Without the pictures, print the lines running from the beginning of the material to the line containing "ret_40 = [100, 100, 100, 13]", both ends included.

start

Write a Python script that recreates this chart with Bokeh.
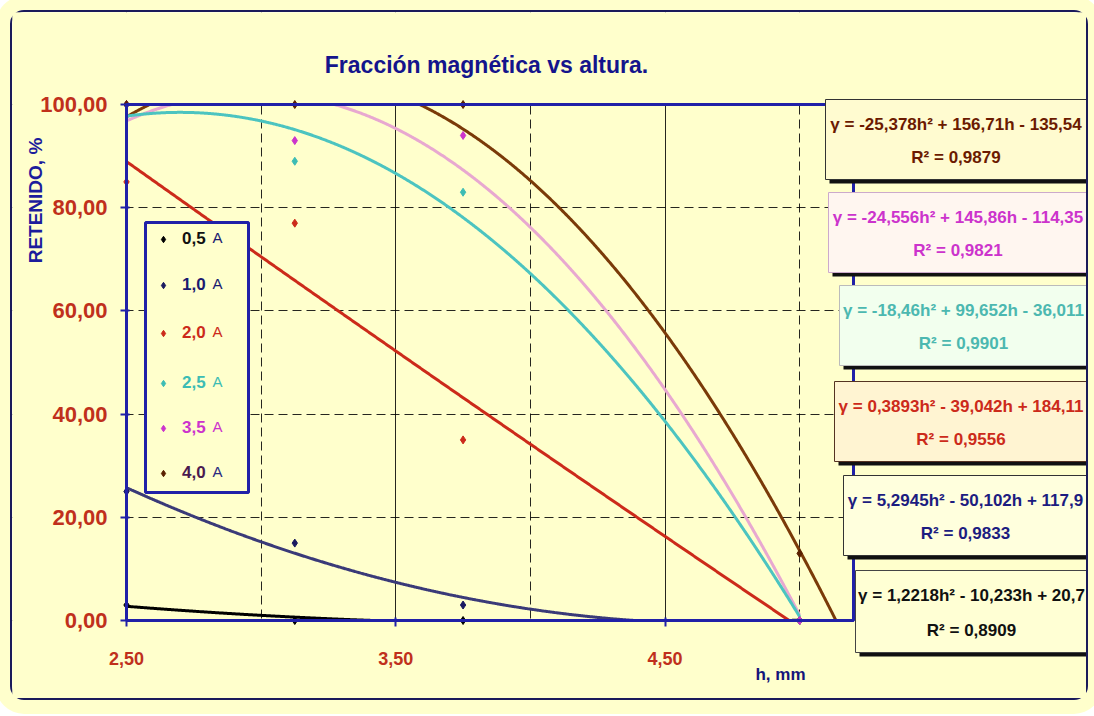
import numpy as np
from bokeh.plotting import figure
from bokeh.models import (Range1d, FixedTicker, CustomJSTickFormatter, Label,
                          BoxAnnotation, Legend, LegendItem)
from bokeh.embed import file_html
from bokeh.resources import INLINE

# ---------------- data ----------------
h_values = [2.5, 3.125, 3.75, 5.0]
series_names = ["0,5", "1,0", "2,0", "2,5", "3,5", "4,0"]
ret_05 = [3, 0, 0, 0]
ret_10 = [25, 15, 3, 0]
ret_20 = [85, 77, 35, 0]
ret_25 = [100, 89, 83, 0]
ret_35 = [100, 93, 94, 0]
ret_40 = [100, 100, 100, 13]

# polynomial trendlines  a*h^2 + b*h + c
coef_05 = [1.2218, -10.233, 20.7]
coef_10 = [5.2945, -50.102, 117.9]
coef_20 = [0.3893, -39.042, 184.11]
coef_25 = [-18.46, 99.652, -36.011]
coef_35 = [-24.556, 145.86, -114.35]
coef_40 = [-25.378, 156.71, -135.54]
trend_end = [5.0, 5.0, 5.0, 5.0, 5.0, 5.2]
r2_values = ["0,8909", "0,9833", "0,9556", "0,9901", "0,9821", "0,9879"]
eq_texts = [
    "γ = 1,2218h² - 10,233h + 20,7",
    "γ = 5,2945h² - 50,102h + 117,9",
    "γ = 0,3893h² - 39,042h + 184,11",
    "γ = -18,46h² + 99,652h - 36,011",
    "γ = -24,556h² + 145,86h - 114,35",
    "γ = -25,378h² + 156,71h - 135,54",
]
x_ticks = [2.5, 3.5, 4.5]
x_minor = [3.0, 4.0, 5.0]
y_ticks = [0, 20, 40, 60, 80, 100]
H_MIN, H_MAX = 2.5, 5.2      # extent of the plotted data area
R_MIN, R_MAX = 0.0, 100.0

# ---------------- style ----------------
BG = "#FFFFCC"
BLUE = "#2020A8"
TICKRED = "#C0301C"
FONT = "Liberation Sans"
point_colors = ["#000000", "#1A1A60", "#CC2A1A", "#3CBCB4", "#CC33CC", "#5A2000"]
line_colors = ["#000000", "#3A3A78", "#CC2A1A", "#4CC4C0", "#E8A8D0", "#7A3A08"]
legend_text_colors = ["#111111", "#1A1A70", "#CC2A1A", "#3CBCB4", "#CC33CC", "#4A1A50"]
legend_a_colors = ["#1A1A70", "#1A1A70", "#CC2A1A", "#3CBCB4", "#CC33CC", "#2A2A80"]
eq_text_colors = ["#111111", "#1C1C80", "#CC2A1A", "#4CB8B0", "#CC33CC", "#6B1A00"]
eq_fill = ["#FFFFD4", "#FFFFDD", "#FFF4D2", "#F2FFEE", "#FFF6F0", "#FFFBD0"]
eq_border = ["#444444", "#333333", "#553322", "#BBBBBB", "#CCAACC", "#333333"]

W, H = 1078, 690
AX_L, AX_B = 114, 608          # canvas px of h=2.5 and of 0 %
PX_X = 727 / 2.7               # px per mm
PX_Y = 5.16                    # px per %
X0 = H_MIN - AX_L / PX_X
X1 = H_MIN + (W - AX_L) / PX_X
Y0 = R_MIN - (H - AX_B) / PX_Y
Y1 = R_MIN + AX_B / PX_Y


def dx(px):
    return H_MIN + (px - AX_L) / PX_X


def dy(py):
    return R_MIN + (AX_B - py) / PX_Y


p = figure(width=W, height=H, x_range=Range1d(X0, X1), y_range=Range1d(Y0, Y1),
           output_backend="svg", toolbar_location=None,
           min_border_left=0, min_border_right=0,
           min_border_top=0, min_border_bottom=0,
           background_fill_color=BG, border_fill_color=BG,
           styles={"border": "2px solid #1A1A5A", "border-radius": "14px",
                   "margin": "10px", "box-shadow": "0 0 0 14px #FFFFCC"})
p.title.visible = False
p.outline_line_color = None

# axes (crossing at the data origin)
for ax in (p.xaxis[0], p.yaxis[0]):
    ax.axis_line_color = BLUE
    ax.axis_line_width = 3
    ax.major_tick_line_color = BLUE
    ax.major_tick_line_width = 2
    ax.major_tick_in = 3
    ax.major_tick_out = 6
    ax.minor_tick_line_color = None
    ax.major_label_text_color = TICKRED
    ax.major_label_text_font = FONT
    ax.major_label_text_font_style = "bold"
    ax.formatter = CustomJSTickFormatter(code="return tick.toFixed(2).replace('.', ',');")

p.xaxis.ticker = FixedTicker(ticks=x_ticks, minor_ticks=x_minor)
p.yaxis.ticker = FixedTicker(ticks=y_ticks)
p.xaxis.fixed_location = R_MIN
p.yaxis.fixed_location = H_MIN
p.xaxis.bounds = (H_MIN, H_MAX)
p.yaxis.bounds = (R_MIN, R_MAX)
p.xaxis.major_label_text_font_size = "18px"
p.yaxis.major_label_text_font_size = "22px"
p.xaxis.major_label_standoff = 25
p.yaxis.major_label_standoff = 13

# grids
p.xgrid.grid_line_color = "#000000"
p.xgrid.grid_line_width = 1
p.xgrid.grid_line_alpha = 0.85
p.xgrid.minor_grid_line_color = "#000000"
p.xgrid.minor_grid_line_dash = "9 5"
p.xgrid.minor_grid_line_alpha = 0.85
p.ygrid.grid_line_color = "#000000"
p.ygrid.grid_line_dash = "9 5"
p.ygrid.grid_line_alpha = 0.85

# hide grid lines outside the data area
for kw in (dict(right=H_MIN), dict(left=H_MAX), dict(top=R_MIN), dict(bottom=R_MAX)):
    p.add_layout(BoxAnnotation(fill_color=BG, fill_alpha=1.0, line_color=None,
                               level="underlay", **kw))

# trendlines (shown only inside the 0-100 % area); 4,0 A drawn first
coefs = [coef_05, coef_10, coef_20, coef_25, coef_35, coef_40]
rets = [ret_05, ret_10, ret_20, ret_25, ret_35, ret_40]
for i in reversed(range(6)):
    a, b, c = coefs[i]
    hh = np.linspace(h_values[0], trend_end[i], 900)
    yy = a * hh ** 2 + b * hh + c
    yy = np.where((yy < R_MIN) | (yy > R_MAX), np.nan, yy)
    p.line(hh, yy, line_color=line_colors[i], line_width=3)

# points
point_renderers = []
for i, r in enumerate(rets):
    pr = p.scatter(h_values, r, marker="diamond", size=8,
                   fill_color=point_colors[i], line_color=point_colors[i])
    point_renderers.append(pr)

# data-area border
p.add_layout(BoxAnnotation(left=H_MIN, right=H_MAX, bottom=R_MIN, top=R_MAX,
                           fill_alpha=0.0, line_color=BLUE, line_alpha=1.0,
                           line_width=3, level="annotation"))

# legend box
p.add_layout(BoxAnnotation(left=dx(133), right=dx(236), top=dy(210), bottom=dy(480),
                           fill_color=BG, fill_alpha=1.0, line_color=BLUE,
                           line_alpha=1.0, line_width=3, level="annotation"))

legend_cy = [227, 273, 321, 371, 416, 461]
for i, name in enumerate(series_names):
    lg = Legend(items=[LegendItem(label=name, renderers=[point_renderers[i]])],
                location=(143, (H - legend_cy[i]) - 10),
                border_line_color=None, background_fill_alpha=0,
                padding=0, margin=0, glyph_width=16, glyph_height=16,
                label_standoff=11, label_text_font=FONT,
                label_text_font_style="bold", label_text_font_size="17px",
                label_text_color=legend_text_colors[i], label_height=20)
    p.add_layout(lg)
    p.add_layout(Label(x=dx(205), y=dy(legend_cy[i] - 2), text="A",
                       text_align="center", text_baseline="middle",
                       text_font=FONT, text_font_size="15px",
                       text_color=legend_a_colors[i]))

# equation boxes (index order: 0.5 ... 4.0), canvas px: left, top, right, bottom
eq_boxes = [(843, 558, 1075, 640), (831, 463, 1075, 543), (822, 369, 1075, 449),
            (827, 273, 1075, 353), (816, 180, 1075, 260), (813, 87, 1074, 167)]
for i in range(6):
    l, t, r, b = eq_boxes[i]
    p.add_layout(BoxAnnotation(left=dx(l + 4), right=dx(r + 4), top=dy(t + 4),
                               bottom=dy(b + 4), fill_color="#111111", fill_alpha=1.0,
                               line_color=None, level="annotation"))
    p.add_layout(BoxAnnotation(left=dx(l), right=dx(r), top=dy(t), bottom=dy(b),
                               fill_color=eq_fill[i], fill_alpha=1.0,
                               line_color=eq_border[i], line_alpha=1.0, line_width=1,
                               level="annotation"))
    cx = (l + r) / 2
    hgt = b - t
    p.add_layout(Label(x=dx(cx), y=dy(t + 0.31 * hgt), text=eq_texts[i],
                       text_align="center", text_baseline="middle",
                       text_font=FONT, text_font_style="bold", text_font_size="17px",
                       text_color=eq_text_colors[i]))
    p.add_layout(Label(x=dx(cx), y=dy(t + 0.73 * hgt), text="R² = " + r2_values[i],
                       text_align="center", text_baseline="middle",
                       text_font=FONT, text_font_style="bold", text_font_size="17px",
                       text_color=eq_text_colors[i]))

# title and axis labels
p.add_layout(Label(x=dx(474), y=dy(52), text="Fracción magnética vs altura.",
                   text_align="center", text_baseline="middle",
                   text_font=FONT, text_font_style="bold",
                   text_font_size="23px", text_color="#14148C"))
p.add_layout(Label(x=dx(23), y=dy(188), text="RETENIDO, %", angle=np.pi / 2,
                   text_align="center", text_baseline="middle",
                   text_font=FONT, text_font_style="bold",
                   text_font_size="19px", text_color="#1C1C9C"))
p.add_layout(Label(x=dx(768), y=dy(662), text="h, mm",
                   text_align="center", text_baseline="middle",
                   text_font=FONT, text_font_style="bold",
                   text_font_size="17px", text_color="#14147A"))

open("out.html", "w").write(file_html(p, INLINE))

end

## Exercise result
Write a Python script that recreates this chart with Bokeh.
import numpy as np
from bokeh.plotting import figure
from bokeh.models import (Range1d, FixedTicker, CustomJSTickFormatter, Label,
                          BoxAnnotation, Legend, LegendItem)
from bokeh.embed import file_html
from bokeh.resources import INLINE

# ---------------- data ----------------
h_values = [2.5, 3.125, 3.75, 5.0]
series_names = ["0,5", "1,0", "2,0", "2,5", "3,5", "4,0"]
ret_05 = [3, 0, 0, 0]
ret_10 = [25, 15, 3, 0]
ret_20 = [85, 77, 35, 0]
ret_25 = [100, 89, 83, 0]
ret_35 = [100, 93, 94, 0]
ret_40 = [100, 100, 100, 13]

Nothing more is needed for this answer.